Frankreich steuert auf eine Zukunft ohne Urgesteine hin

Paris · Der Rückzug von Präsident François Hollande verändert die politische Szene in Frankreich beträchtlich. Für die Sozialisten bereitet nun Manuel Valls seine Kandidatur vor.

Paris. "Die Schlacht nach Hollande" titelt die Zeitung Le Monde in ihrer Samstagsausgabe. Wenige Stunden nach der Entscheidung des französischen Präsidenten François Hollande, nicht mehr für eine zweite Amtszeit zu kandidieren, richtet sich der Blick in die Zukunft. Eine Zukunft, in der weder der Staatschef noch sein Vorgänger Nicolas Sarkozy oder der frühere Regierungschef Alain Juppé ihren Platz haben. Nun muss sich zeigen, was nach dem Abgang der politischen Urgesteine kommt.
Für die Konservativen ist die Antwort klar: François Fillon wird sie in den Wahlkampf führen. Der frühere Regierungschef gewann die Vorwahlen der Konservativen am Wochenende überraschend gegen Juppé, nachdem er zuvor bereits Sarkozy aus dem Rennen geworfen hatte.
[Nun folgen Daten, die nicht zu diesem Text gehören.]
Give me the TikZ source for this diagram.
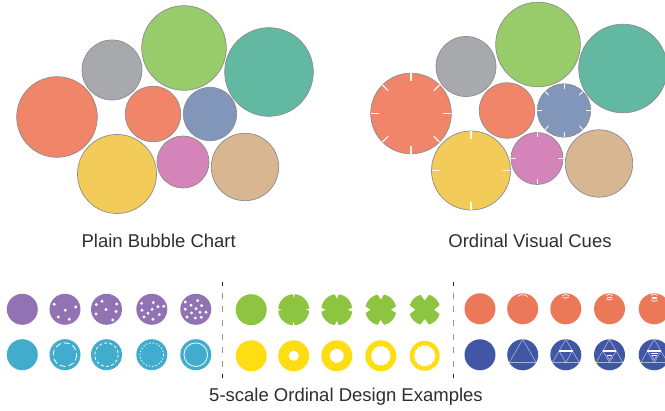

Auf der Seite der Sozialisten könnte mit Manuel Valls ebenfalls ein Premierminister antreten, dessen Rücktritt in den nächsten Tagen erwartet wird.
Marine Le Pen vom rechtspopulistischen Front National sprach bereits von der Kandidatur der "Doppelgänger": Fillon für Sarkozy, unter dem er fünf Jahre lang Premier war, und Valls für Hollande. Fillons Regierungszeit endete bereits vor fast fünf Jahren. Valls ist dagegen eng mit dem Präsidenten verbunden, der ihn 2014 zum Regierungschef berief. "Wir werden die Bilanz von François Hollande verteidigen müssen. Ich werde das tun", sagte der ehrgeizige 54-Jährige bei seinem ersten Auftritt nach Hollandes Verzicht am Freitag.
Die Bilanz des Präsidenten ist allerdings mager. Vor allem bei seiner Hauptaufgabe, dem Kampf gegen die Rekordarbeitslosigkeit, versagte der Sozialist, der jahrelang eine Trendumkehr auf dem Arbeitsmarkt ankündigte. Tatsächlich sind aber heute gut eine halbe Million Menschen mehr arbeitslos als zu Beginn seiner Amtszeit. "Manuel Valls ist der Ersatzmann von François Hollande. Er ist noch sein Premierminister und deshalb für seine Bilanz verantwortlich", kritisierte der Wahlkampfleiter des früheren Wirtschaftsministers Arnaud Montebourg im Fernsehen. Montebourg, der zum linken Flügel der Sozialisten gehört, hat bereits seine Kandidatur für die Vorwahlen im Januar erklärt. Im direkten Vergleich schneidet er allerdings schlecht ab gegen Valls: nur 15 Prozent der Wähler der Sozialisten sind laut einer am Freitag veröffentlichten Umfrage für ihn, 57 Prozent für den Regierungschef. Der dürfte es aber 2017 ebensowenig in die Stichwahl schaffen wie sein Rivale Emmanuel Macron, der unabhängig von den Vorwahlen der Sozialisten antritt.
Valls muss im Falle seiner Kandidatur gleich an zwei Fronten kämpfen: gegen Macron, der ihm das Image des Reformers streitig macht, und gegen den linken Parteiflügel. Für den ist er zur Hassfigur geworden, seit er ein ausgerechnet aus Macrons Feder stammendes Gesetz zur Ankurbelung der Wirtschaft am Parlament vorbei verabschieden ließ. Die Vertreter der beiden Flügel dürften sich bis zu den Vorwahlen im Januar gegenseitig zerfleischen. Die konservative Opposition, die seit der Entscheidung für Fillon ein Bild der Geschlossenheit abgibt, wird sich das Spektakel genüsslich anschauen. Auch Marine Le Pen wird versuchen, von den Streitigkeiten der Regierungspartei zu profitieren. Ihr Wahlkampflogo hat sie sich ohnehin schon bei den Sozialisten abgeschaut: eine Rose.